Anonymous 0 Comments

Blood doesn’t just cycle around your body like Hot Wheels on a Super-Charger track. All of your major arteries have smaller branch arteries off them, and even smaller capillaries off those. Then, finally, the blood is absorbed into whatever needs blood—muscles, bones, and other organs. And the reverse on the way out: blood leaves the organ via capillaries, which feed into small veins, which ultimately connect to large veins and back to your heart. It’s all a big mesh, really—but that’s hard to draw in diagrams, so we usually simplify them.

So when you cut off a pathway with a tourniquet (or amputation, or clotting, etc.) more blood takes other routes—like when there’s an accident on the highway and your parents have to get off and drive on the smaller city streets. You still get where you’re going, but on a different route than you might have otherwise. Same for blood cells!

Anonymous 0 Comments

Blood is mostly water and your kidneys are in charge of how much water is in your blood. If there’s too much, excess water is removed as pee, if there isn’t enough, water is pulled out of other parts of the body.

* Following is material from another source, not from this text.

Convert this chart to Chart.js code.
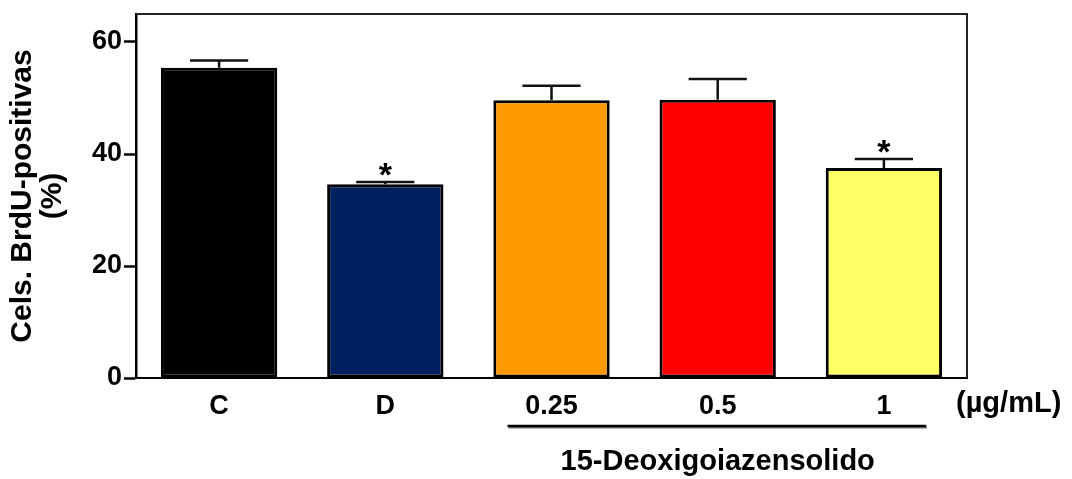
<!DOCTYPE html>
<html>
<head>
<meta charset="utf-8">
<script src="https://cdn.jsdelivr.net/npm/chart.js@4.4.1/dist/chart.umd.min.js"></script>
<style>
  html, body { margin: 0; padding: 0; background: #fff; }
  #wrap { width: 1072px; height: 479px; }
</style>
</head>
<body>
<div id="wrap"><canvas id="chart" width="1072" height="479"></canvas></div>
<script>
// datos
const categories = ['C', 'D', '0.25', '0.5', '1'];
const meanValues = [55.4, 34.6, 49.6, 49.7, 37.5];
const semValues = [1.3, 0.4, 2.6, 3.7, 1.6];
const signif = ['', '*', '', '', '*'];
const barColors = ['#000000', '#002060', '#FF9900', '#FF0000', '#FFFF66'];
const yTicks = [0, 20, 40, 60];

const unitLabel = '(\u00b5g/mL)';
const groupLabel = '15-Deoxigoiazensolido';
const groupFrom = '0.25';
const groupTo = '1';

const FONT = '"Liberation Sans", Arial, sans-serif';

// Plugin para barras de error, asteriscos, marco y etiquetas extra
const extrasPlugin = {
    id: 'extras',
    afterDatasetsDraw(chart) {
        const ctx = chart.ctx;
        const x = chart.scales.x;
        const y = chart.scales.y;
        const area = chart.chartArea;
        const meta = chart.getDatasetMeta(0);

        ctx.save();
        // marco superior y derecho
        ctx.strokeStyle = '#222';
        ctx.lineWidth = 2;
        ctx.beginPath();
        ctx.moveTo(area.left, area.top);
        ctx.lineTo(area.right, area.top);
        ctx.lineTo(area.right, area.bottom);
        ctx.stroke();

        // barras de error (solo hacia arriba)
        meta.data.forEach((bar, i) => {
            const cx = bar.x;
            const top = y.getPixelForValue(meanValues[i]);
            const errTop = y.getPixelForValue(meanValues[i] + semValues[i]);
            const half = bar.width / 4;
            ctx.strokeStyle = '#111';
            ctx.lineWidth = 2.5;
            ctx.beginPath();
            ctx.moveTo(cx, top);
            ctx.lineTo(cx, errTop);
            ctx.moveTo(cx - half, errTop);
            ctx.lineTo(cx + half, errTop);
            ctx.stroke();

            if (signif[i]) {
                ctx.fillStyle = '#000';
                ctx.font = 'bold 34px ' + FONT;
                ctx.textAlign = 'center';
                ctx.textBaseline = 'alphabetic';
                ctx.fillText(signif[i], cx, errTop + 4);
            }
        });

        // unidad a la derecha de las etiquetas
        ctx.fillStyle = '#000';
        ctx.font = 'bold 29px ' + FONT;
        ctx.textAlign = 'left';
        ctx.textBaseline = 'middle';
        ctx.fillText(unitLabel, area.right - 11, area.bottom + 26);

        // linea del grupo tratado
        const i0 = categories.indexOf(groupFrom);
        const i1 = categories.indexOf(groupTo);
        const x0 = x.getPixelForValue(i0) - 44;
        const x1 = x.getPixelForValue(i1) + 42;
        const ly = area.bottom + 48;
        ctx.strokeStyle = '#777';
        ctx.lineWidth = 3;
        ctx.beginPath();
        ctx.moveTo(x0 + 1, ly + 1);
        ctx.lineTo(x1 + 1, ly + 1);
        ctx.stroke();
        ctx.strokeStyle = '#000';
        ctx.lineWidth = 2.5;
        ctx.beginPath();
        ctx.moveTo(x0, ly);
        ctx.lineTo(x1, ly);
        ctx.stroke();

        // nombre del compuesto
        ctx.fillStyle = '#000';
        ctx.font = 'bold 29px ' + FONT;
        ctx.textAlign = 'center';
        ctx.textBaseline = 'middle';
        ctx.fillText(groupLabel, (x.getPixelForValue(i0) + x.getPixelForValue(i1)) / 2, area.bottom + 84);
        ctx.restore();
    }
};

const ctx = document.getElementById('chart').getContext('2d');
new Chart(ctx, {
    type: 'bar',
    data: {
        labels: categories,
        datasets: [{
            data: meanValues,
            backgroundColor: barColors,
            borderColor: '#000',
            borderWidth: 3,
            borderSkipped: false,
            barPercentage: 0.7,
            categoryPercentage: 1.0
        }]
    },
    options: {
        responsive: false,
        animation: false,
        layout: { padding: { left: 0, top: 14, right: 105, bottom: 0 } },
        plugins: {
            legend: { display: false },
            tooltip: { enabled: false }
        },
        scales: {
            x: {
                grid: { display: false },
                border: { display: true, color: '#000', width: 2 },
                ticks: {
                    color: '#000',
                    font: { family: FONT, size: 27, weight: 'bold' },
                    padding: 4,
                    maxRotation: 0
                },
                afterFit(scale) {
                    scale.height = 101;
                    scale.paddingLeft = 0;
                    scale.paddingRight = 0;
                }
            },
            y: {
                min: 0,
                max: 65,
                afterBuildTicks(scale) {
                    scale.ticks = yTicks.map(v => ({ value: v }));
                },
                grid: {
                    drawOnChartArea: false,
                    drawTicks: true,
                    tickLength: 12,
                    tickWidth: 2.5,
                    tickColor: '#000'
                },
                border: { display: true, color: '#000', width: 2.5 },
                ticks: {
                    color: '#000',
                    font: { family: FONT, size: 27, weight: 'bold' },
                    padding: 2
                },
                title: {
                    display: true,
                    text: ['Cels. BrdU-positivas', '(%)'],
                    color: '#000',
                    font: { family: FONT, size: 30, weight: 'bold', lineHeight: 1.0 },
                    padding: { top: 8, bottom: 0 }
                },
                afterFit(scale) {
                    scale.width = 136;
                    scale.paddingTop = 0;
                    scale.paddingBottom = 0;
                }
            }
        }
    },
    plugins: [extrasPlugin]
});
</script>
</body>
</html>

The blood trapped under the tourniquet will start to go bad in the veins. That’s why it’s so important that the tourniquet is left in place until the casualty reaches a hospital. If it is taken off abruptly without the proper medications, the bad blood will stop the heart.

If the doctors know how long the tourniquet was in place, they can figure out what kind of medicine they need to remove the tourniquet safely.

Anonymous 0 Comments

It’s like when you shut off your water faucet. The water is still there and under the pressure of the system, but it can’t flow like it used to.

It does get more complicated because there are other ways it can go and liquid can leave as lymph. In general though that is a good ELI5 analogy, you shouldn’t have a torniquette on long enough that much else matters.